Bis dahin hofft er weiterhin auf spannende Funkkontakte. „Begehrt sind Orte, wo selten jemand ist", sagt Holleyn. Wie etwa die Neumayer-Station-III in der Antarktis, die US-Base auf Guam im Westpazifik oder Nordkorea. Die Tendenz, dort einen Funker zu finden, geht praktisch gegen null. Und sollte es doch einmal passieren, so ist die Wahrscheinlichkeit hoch, dass er am Tag darauf nicht mehr lebendig vor seinem Kommunikationsgerät sitzt.
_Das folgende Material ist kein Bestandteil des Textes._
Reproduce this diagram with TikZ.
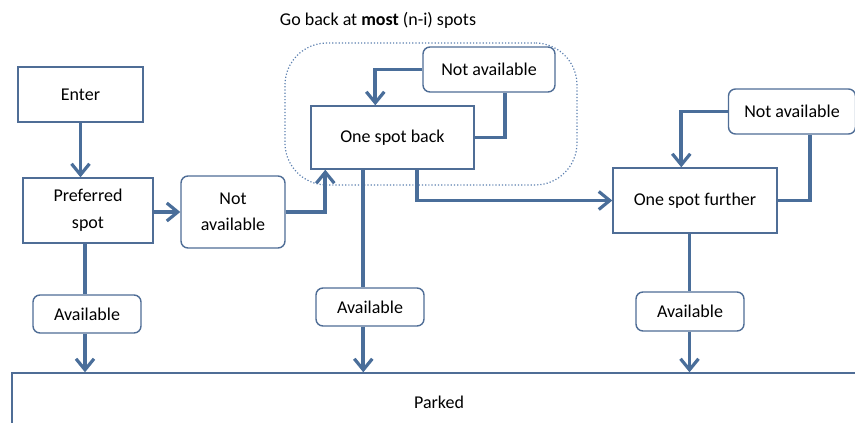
\documentclass[tikz,border=0pt]{standalone}
\usepackage{fontspec}
\setmainfont{Carlito}
\usetikzlibrary{arrows.meta,calc}
\definecolor{boxc}{HTML}{4F6D96}
\definecolor{linec}{HTML}{4A6E9A}
\definecolor{dotc}{HTML}{5B7FAF}
\begin{document}
\begin{tikzpicture}[x=1pt,y=-1pt,
  every node/.style={font=\fontsize{18}{21}\selectfont, text=black},
  sbox/.style={draw=boxc, line width=1.4pt, fill=white, align=center, inner sep=0pt},
  rbox/.style={sbox, rounded corners=7pt},
  conn/.style={draw=linec, line width=3.8pt},
  arr/.style={conn, -{Straight Barb[length=11pt,width=18pt,line width=3.2pt]}}]
\useasboundingbox (0,0) rectangle (855,423);
\node[draw=dotc, dotted, line width=1.2pt, rounded corners=42pt, minimum width=292pt, minimum height=142pt, inner sep=0pt] (grp) at (431,114) {};
\node (title) at (378,20) {Go back at \textbf{most} (n-i) spots};
\node[sbox, minimum width=125pt, minimum height=55pt] (enter) at (80.5,94.5) {Enter};
\node[sbox, minimum width=130pt, minimum height=65pt] (pref) at (88,210.5) {Preferred\\[6pt]spot};
\node[rbox, minimum width=104pt, minimum height=72pt] (na1) at (233,212) {Not\\[5pt]available};
\node[sbox, minimum width=163pt, minimum height=63pt] (back) at (392.5,137.5) {One spot back};
\node[rbox, minimum width=132pt, minimum height=45pt] (na2) at (489,69.5) {Not available};
\node[sbox, minimum width=164pt, minimum height=65pt] (further) at (695,200.5) {One spot further};
\node[rbox, minimum width=127pt, minimum height=45pt] (na3) at (792,111.5) {Not available};
\node[rbox, minimum width=108pt, minimum height=38pt] (av1) at (87,314) {Available};
\node[rbox, minimum width=108pt, minimum height=38pt] (av2) at (370,307) {Available};
\node[rbox, minimum width=108pt, minimum height=39pt] (av3) at (690,311.5) {Available};
\node[sbox, minimum width=854pt, minimum height=58pt, fill=none] (parked) at (439,402) {Parked};
% connectors
\draw[arr] (enter.south) -- (enter.south |- pref.north);
\draw[arr] (pref.east |- na1.west) -- (na1.west);
\coordinate (b1) at ($(back.south west)+(15,0)$);
\draw[arr] (na1.east) -| (b1);
\coordinate (b2) at ($(back.north west)+(65,0)$);
\draw[arr] (na2.west) -| (b2);
\coordinate (n2) at ($(na2.south west)+(83,0)$);
\draw[conn] (back.east) -| (n2);
\coordinate (b3) at ($(back.south west)+(107,0)$);
\draw[arr] (b3) |- (further.west);
\coordinate (b4) at ($(back.south west)+(53,0)$);
\draw[conn] (b4) -- (b4 |- av2.north);
\draw[arr] (b4 |- av2.south) -- (b4 |- parked.north);
\coordinate (p1) at (85,0);
\draw[conn] (p1 |- pref.south) -- (p1 |- av1.north);
\draw[arr] (p1 |- av1.south) -- (p1 |- parked.north);
\coordinate (f1) at (689.5,0);
\draw[conn] (f1 |- further.south) -- (f1 |- av3.north);
\draw[arr] (f1 |- av3.south) -- (f1 |- parked.north);
\coordinate (f2) at ($(further.north west)+(69,0)$);
\draw[arr] (na3.west) -| (f2);
\coordinate (n3) at ($(na3.south west)+(82,0)$);
\draw[conn] (further.east) -| (n3);
\end{tikzpicture}
\end{document}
Begehrt sind auch Kontakte in den Vatikan. Dort gibt es unter den rund 1000 Einwohnern sogar mehrere Funker, die nicht nur einen guten Draht zu Gott, sondern auch Verbindungen in alle Welt pflegen. Und wer Funken jetzt noch antiquiert findet, dem hat Hollyen etwas entgegenzusetzen. „Wir praktizieren auch noch das Morsen", sagt der Vereinsvorsitzende. „Dieses Weltkulturerbe wird von uns gepflegt." Wer meint, dass diese Mitteilungsmethode gemeinsam mit der Titanic vor 105 Jahren untergegangen ist, wird überrascht sein. Es ist sogar noch ein neues Morsezeichen dazugekommen, nämlich das @. Auf morsisch heißt dies übrigens dit, dah, dah, dit, dah, dit.

Info

Es funkt seit Jahrzehnten

• Die Ursprünge des Funkens reichen zurück bis ins Jahr 1864. Damals wies James Clerk Maxwell aufgrund theoretischer Überlegungen die Existenz von Radiowellen nach, welche am 11. November 1886 von Heinrich Hertz zum ersten Mal experimentell bestätigt wurden. Die erste Funkverbindung gelang Guglielmo Marconi 1895 mit einem Knallfunkensender und dem Nachbau eines Empfängers von Alexander Stepanowitsch Popow über eine Entfernung von etwa fünf Kilometer. Obwohl sich die Technik heutzutage stark von der in den Entstehungsjahren unterscheidet, erhielt sich der namensgebende Wortbestandteil Funk in Begriffen wie Rundfunk, Mobilfunk oder Hörfunk.